Trading disruption
FT journalists Katie Martin and Robert Armstrong discuss the global commodities crisis stemming from Middle East conflict, reporting from the FT Commodities Global Summit in Lausanne. Commodities traders are profiting from the disruption while warning of long-lasting market scars, potential food crises, and a volatility environment that broader financial markets appear to be ignoring.
Summary
The episode features Katie Martin in London speaking with Robert Armstrong, who is reporting live from the FT Commodities Global Summit in Lausanne, Switzerland — a gathering of hundreds of executives, traders, miners, bankers, and logistics professionals from across the global commodities industry.

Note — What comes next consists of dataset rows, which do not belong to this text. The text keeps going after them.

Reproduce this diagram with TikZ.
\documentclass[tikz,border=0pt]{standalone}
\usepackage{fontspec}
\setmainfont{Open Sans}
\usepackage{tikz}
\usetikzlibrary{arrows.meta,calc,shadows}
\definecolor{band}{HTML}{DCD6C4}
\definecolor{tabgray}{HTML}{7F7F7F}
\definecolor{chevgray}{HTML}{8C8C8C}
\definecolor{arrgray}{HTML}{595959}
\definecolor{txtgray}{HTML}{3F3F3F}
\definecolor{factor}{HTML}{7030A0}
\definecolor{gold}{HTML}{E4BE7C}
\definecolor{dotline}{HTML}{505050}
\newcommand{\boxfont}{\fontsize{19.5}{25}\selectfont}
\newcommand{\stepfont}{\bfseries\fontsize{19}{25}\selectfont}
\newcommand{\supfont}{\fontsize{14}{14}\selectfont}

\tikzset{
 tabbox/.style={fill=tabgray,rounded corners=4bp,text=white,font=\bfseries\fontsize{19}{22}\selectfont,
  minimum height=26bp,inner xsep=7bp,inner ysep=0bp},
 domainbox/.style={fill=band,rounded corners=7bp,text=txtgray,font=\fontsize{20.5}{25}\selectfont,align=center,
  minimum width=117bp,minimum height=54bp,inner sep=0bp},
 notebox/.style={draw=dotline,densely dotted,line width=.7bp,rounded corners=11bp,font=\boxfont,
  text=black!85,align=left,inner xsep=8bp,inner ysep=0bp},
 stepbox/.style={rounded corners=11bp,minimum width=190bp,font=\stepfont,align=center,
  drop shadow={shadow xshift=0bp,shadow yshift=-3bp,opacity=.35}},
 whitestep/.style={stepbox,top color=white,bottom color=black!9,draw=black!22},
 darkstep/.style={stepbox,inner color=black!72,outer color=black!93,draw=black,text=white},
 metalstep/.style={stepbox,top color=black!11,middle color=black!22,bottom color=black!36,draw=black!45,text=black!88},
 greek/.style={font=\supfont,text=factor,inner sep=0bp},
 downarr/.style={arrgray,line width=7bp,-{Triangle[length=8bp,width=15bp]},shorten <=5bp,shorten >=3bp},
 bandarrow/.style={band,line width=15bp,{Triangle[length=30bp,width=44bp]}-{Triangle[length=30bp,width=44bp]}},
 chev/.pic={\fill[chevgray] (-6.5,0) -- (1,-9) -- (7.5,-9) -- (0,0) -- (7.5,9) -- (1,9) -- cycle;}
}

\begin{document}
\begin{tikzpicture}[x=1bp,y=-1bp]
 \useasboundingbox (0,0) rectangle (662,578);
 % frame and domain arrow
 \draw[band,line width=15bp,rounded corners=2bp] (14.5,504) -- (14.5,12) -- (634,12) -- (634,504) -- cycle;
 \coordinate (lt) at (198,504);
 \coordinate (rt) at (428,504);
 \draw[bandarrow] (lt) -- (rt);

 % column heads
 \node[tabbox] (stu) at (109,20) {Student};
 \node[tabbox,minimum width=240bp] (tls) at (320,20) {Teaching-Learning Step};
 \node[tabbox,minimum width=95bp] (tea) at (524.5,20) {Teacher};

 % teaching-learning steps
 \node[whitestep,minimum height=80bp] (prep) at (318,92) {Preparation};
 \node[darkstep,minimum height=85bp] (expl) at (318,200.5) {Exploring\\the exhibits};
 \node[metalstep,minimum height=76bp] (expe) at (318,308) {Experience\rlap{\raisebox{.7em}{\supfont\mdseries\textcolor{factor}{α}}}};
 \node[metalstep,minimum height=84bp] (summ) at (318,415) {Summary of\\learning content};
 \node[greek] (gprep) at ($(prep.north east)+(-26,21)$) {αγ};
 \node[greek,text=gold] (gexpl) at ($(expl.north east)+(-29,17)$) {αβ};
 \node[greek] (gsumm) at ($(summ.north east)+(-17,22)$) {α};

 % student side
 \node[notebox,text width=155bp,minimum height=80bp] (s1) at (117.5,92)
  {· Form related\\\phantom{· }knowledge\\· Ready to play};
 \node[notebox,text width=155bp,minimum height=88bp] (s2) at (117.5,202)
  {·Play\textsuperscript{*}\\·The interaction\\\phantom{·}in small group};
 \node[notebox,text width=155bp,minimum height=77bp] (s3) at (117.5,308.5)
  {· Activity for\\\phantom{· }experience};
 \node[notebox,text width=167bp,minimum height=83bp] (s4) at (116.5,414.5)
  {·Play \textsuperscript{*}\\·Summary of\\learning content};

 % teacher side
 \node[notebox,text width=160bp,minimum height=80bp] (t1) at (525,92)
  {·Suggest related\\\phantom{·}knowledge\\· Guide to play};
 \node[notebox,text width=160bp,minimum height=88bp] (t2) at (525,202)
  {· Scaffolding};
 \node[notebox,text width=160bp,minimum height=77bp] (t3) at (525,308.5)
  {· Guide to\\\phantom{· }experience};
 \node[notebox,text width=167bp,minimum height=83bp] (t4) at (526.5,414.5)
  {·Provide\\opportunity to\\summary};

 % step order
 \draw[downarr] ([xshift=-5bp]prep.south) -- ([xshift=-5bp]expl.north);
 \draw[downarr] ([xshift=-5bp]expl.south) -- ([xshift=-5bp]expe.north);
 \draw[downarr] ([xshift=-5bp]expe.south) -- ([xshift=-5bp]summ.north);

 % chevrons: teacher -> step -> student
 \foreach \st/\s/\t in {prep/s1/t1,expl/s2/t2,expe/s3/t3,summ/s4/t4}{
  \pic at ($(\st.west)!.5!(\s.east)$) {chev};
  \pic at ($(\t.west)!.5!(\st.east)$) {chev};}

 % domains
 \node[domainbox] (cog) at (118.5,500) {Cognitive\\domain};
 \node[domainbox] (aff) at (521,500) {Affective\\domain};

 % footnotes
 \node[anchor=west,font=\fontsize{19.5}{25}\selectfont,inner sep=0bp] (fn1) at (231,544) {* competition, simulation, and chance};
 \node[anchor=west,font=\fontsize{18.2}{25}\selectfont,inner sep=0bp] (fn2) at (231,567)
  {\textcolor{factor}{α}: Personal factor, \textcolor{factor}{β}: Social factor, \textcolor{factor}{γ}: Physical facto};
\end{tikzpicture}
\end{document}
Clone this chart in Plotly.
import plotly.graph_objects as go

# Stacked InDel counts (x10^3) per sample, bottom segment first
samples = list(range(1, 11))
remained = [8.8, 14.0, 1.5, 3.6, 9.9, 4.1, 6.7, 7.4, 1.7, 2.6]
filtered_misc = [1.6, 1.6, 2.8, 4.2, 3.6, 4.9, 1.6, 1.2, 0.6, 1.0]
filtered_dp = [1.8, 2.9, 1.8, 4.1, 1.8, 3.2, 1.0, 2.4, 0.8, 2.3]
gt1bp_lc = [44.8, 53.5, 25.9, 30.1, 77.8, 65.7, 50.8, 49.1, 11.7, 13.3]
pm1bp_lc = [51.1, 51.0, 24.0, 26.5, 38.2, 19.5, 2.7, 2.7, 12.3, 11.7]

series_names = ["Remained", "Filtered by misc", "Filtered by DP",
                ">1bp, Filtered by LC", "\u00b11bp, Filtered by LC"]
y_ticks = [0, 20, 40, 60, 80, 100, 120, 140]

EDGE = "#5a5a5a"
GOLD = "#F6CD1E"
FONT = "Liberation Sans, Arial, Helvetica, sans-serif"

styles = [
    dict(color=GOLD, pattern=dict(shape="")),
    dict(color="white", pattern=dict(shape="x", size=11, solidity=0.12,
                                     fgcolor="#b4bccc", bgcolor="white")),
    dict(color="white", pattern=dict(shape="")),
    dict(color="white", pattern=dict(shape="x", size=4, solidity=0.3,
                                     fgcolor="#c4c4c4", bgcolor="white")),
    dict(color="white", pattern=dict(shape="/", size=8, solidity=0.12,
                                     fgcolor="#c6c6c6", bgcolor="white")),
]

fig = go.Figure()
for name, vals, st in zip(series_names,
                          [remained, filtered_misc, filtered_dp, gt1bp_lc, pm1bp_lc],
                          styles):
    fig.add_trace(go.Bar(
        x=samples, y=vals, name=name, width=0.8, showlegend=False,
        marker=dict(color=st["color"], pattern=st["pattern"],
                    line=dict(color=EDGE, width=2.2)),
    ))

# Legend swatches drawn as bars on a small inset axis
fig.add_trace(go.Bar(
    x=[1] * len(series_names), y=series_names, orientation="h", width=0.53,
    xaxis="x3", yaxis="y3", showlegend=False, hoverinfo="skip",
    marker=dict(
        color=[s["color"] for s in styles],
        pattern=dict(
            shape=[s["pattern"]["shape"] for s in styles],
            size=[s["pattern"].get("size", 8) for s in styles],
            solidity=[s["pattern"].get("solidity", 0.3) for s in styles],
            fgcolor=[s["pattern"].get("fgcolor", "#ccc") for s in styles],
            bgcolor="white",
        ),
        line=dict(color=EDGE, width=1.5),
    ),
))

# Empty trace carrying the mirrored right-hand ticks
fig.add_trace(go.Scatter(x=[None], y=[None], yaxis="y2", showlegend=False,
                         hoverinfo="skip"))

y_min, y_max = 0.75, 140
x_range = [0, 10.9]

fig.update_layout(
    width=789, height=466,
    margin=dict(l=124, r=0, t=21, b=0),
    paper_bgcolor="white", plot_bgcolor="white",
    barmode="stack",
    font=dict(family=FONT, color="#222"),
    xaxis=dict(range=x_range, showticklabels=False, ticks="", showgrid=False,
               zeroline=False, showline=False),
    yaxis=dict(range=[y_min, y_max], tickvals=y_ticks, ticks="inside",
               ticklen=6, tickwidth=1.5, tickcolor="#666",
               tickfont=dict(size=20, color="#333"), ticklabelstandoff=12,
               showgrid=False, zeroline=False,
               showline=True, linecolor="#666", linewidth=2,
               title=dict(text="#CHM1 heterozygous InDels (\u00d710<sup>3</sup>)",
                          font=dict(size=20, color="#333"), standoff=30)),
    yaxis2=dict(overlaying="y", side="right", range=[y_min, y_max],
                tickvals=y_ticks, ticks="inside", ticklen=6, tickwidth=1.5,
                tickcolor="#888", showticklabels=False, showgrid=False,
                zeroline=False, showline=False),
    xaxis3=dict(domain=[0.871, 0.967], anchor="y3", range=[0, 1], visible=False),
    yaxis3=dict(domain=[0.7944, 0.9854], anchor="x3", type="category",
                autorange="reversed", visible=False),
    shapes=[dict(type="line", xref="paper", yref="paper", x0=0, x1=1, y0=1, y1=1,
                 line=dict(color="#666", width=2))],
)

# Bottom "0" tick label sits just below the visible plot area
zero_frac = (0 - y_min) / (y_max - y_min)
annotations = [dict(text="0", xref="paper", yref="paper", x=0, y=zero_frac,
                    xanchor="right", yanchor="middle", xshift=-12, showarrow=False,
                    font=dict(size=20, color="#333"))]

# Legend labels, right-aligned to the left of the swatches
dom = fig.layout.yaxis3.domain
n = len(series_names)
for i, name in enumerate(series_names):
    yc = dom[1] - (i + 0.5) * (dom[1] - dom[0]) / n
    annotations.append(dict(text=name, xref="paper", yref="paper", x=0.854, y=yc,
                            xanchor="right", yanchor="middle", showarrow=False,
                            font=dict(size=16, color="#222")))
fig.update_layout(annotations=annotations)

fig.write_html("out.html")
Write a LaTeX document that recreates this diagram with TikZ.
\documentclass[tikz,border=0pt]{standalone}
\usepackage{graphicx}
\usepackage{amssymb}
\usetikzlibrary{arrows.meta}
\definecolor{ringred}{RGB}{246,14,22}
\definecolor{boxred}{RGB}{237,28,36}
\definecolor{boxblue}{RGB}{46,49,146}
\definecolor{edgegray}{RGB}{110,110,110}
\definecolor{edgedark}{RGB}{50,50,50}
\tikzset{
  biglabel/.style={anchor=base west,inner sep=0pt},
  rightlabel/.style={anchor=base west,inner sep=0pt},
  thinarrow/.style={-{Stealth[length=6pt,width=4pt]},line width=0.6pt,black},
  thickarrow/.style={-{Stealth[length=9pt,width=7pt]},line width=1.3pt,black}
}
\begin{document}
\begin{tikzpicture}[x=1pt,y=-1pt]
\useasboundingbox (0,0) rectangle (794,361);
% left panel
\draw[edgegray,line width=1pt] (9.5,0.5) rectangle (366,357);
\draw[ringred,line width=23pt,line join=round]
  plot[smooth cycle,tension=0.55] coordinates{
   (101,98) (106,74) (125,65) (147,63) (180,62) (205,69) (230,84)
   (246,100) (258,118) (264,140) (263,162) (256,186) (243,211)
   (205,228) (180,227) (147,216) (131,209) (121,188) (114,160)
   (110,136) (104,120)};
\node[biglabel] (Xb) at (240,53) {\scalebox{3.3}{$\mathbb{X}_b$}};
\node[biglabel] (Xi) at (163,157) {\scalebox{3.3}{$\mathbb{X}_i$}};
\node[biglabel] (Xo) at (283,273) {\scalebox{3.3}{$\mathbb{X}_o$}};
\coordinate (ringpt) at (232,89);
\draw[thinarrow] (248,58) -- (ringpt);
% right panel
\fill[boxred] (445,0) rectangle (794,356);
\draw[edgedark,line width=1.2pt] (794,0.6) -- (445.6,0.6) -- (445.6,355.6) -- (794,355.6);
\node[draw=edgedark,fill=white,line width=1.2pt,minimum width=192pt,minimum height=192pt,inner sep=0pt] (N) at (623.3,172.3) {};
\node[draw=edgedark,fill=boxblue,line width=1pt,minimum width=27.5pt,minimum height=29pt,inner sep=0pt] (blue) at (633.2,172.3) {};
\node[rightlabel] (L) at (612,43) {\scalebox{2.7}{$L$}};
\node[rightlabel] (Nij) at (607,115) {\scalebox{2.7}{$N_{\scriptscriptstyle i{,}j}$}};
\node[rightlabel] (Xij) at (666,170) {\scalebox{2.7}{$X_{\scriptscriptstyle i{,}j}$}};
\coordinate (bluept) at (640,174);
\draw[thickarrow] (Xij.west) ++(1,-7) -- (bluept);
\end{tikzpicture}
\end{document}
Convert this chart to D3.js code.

Armstrong reports that commodities traders are acutely aware of the severity of the Middle East energy crisis, describing it as the biggest energy crisis veteran Vitol CEO Russell Hardy has seen in his 40-year career. While traders are profiting significantly — their job being to move commodities from low-price to high-price regions, a function in heavy demand — they are not celebrating openly, as they recognize the broader human cost of the crisis.
A key revelation from the summit is the long recovery timeline: even if the war ended immediately, experts estimate commodity markets would not return to pre-war conditions until approximately 2030. The crisis has removed roughly 12 million barrels per day from Gulf supply, and accounting for the total disruption, around a billion barrels that should have been shipped were not — with cascading effects on diesel, gasoline, jet fuel, and industrial chemicals.
The crisis is hitting Asia hardest and fastest, with countries like Malaysia and the Philippines already experiencing rationing, extreme diesel price volatility, and demand destruction. However, Armstrong warns the crisis will migrate westward as Western oil inventories — currently being drained to supply Asia — become depleted heading into summer driving season and winter refueling season, creating massive logistical mismatches in ship and fuel placement.
Despite the volatility, commodity markets have functioned relatively smoothly, aided by two factors: the world was in surplus when the war began, and the Russian invasion of Ukraine served as a 'financial dress rehearsal,' prompting banks and trading houses to pre-establish expanded credit lines and risk limits that they could deploy quickly this time.
A major concern raised at the summit is the risk of the energy crisis becoming a food crisis, since fertilizer is derived from natural gas and farming is highly energy-intensive. Vitol representatives warned they are 'on borrowed time' before agricultural systems are seriously affected.
Armstrong also addresses the disconnect between commodity markets and broader financial markets, noting that equities are at all-time highs while the energy world is in crisis. The consensus explanation from summit attendees is that financial markets are simply pricing in a near-term reopening of the Strait of Hormuz and treating the alternative as too complex and uncertain to model. He also highlights how Truth Social posts from the U.S. president can move oil prices by $10 in minutes, creating untradeable volatility.
In the 'Long/Short' segment, Armstrong goes long on volatility as a structural condition for the foreseeable future, while Martin goes long on Palantir CEO Alex Karp's manifesto, which she finds entertainingly villainous in its claims about cultural hierarchies and autonomous weapons dominance.
Key Insights
- Russell Hardy of Vitol, with over 40 years in commodities trading, described the current situation as the biggest energy crisis he has ever seen in his career.
- Summit participants estimated that even if the Middle East war ended immediately, energy commodity markets would not return to pre-war conditions until approximately 2030, due to the scale of supply disruption — roughly one billion barrels of oil that were never shipped.
- The Russia-Ukraine conflict functioned as a 'financial dress rehearsal' for the current crisis: banks and trading houses used lessons from that episode to pre-arrange expanded credit and risk limits, allowing commodity markets to function more smoothly this time despite extreme volatility.
- Armstrong reports that the broad financial market consensus — evidenced by equities at all-time highs — reflects a simple assumption that the Strait of Hormuz will reopen soon, with participants treating the alternative scenario as too politically complex and uncertain to price in.
- Commodity traders at the summit warned that Truth Social posts from the U.S. president can move oil prices by $10 or roughly 10% within half an hour, creating a type of politically-driven volatility that is effectively impossible to trade around.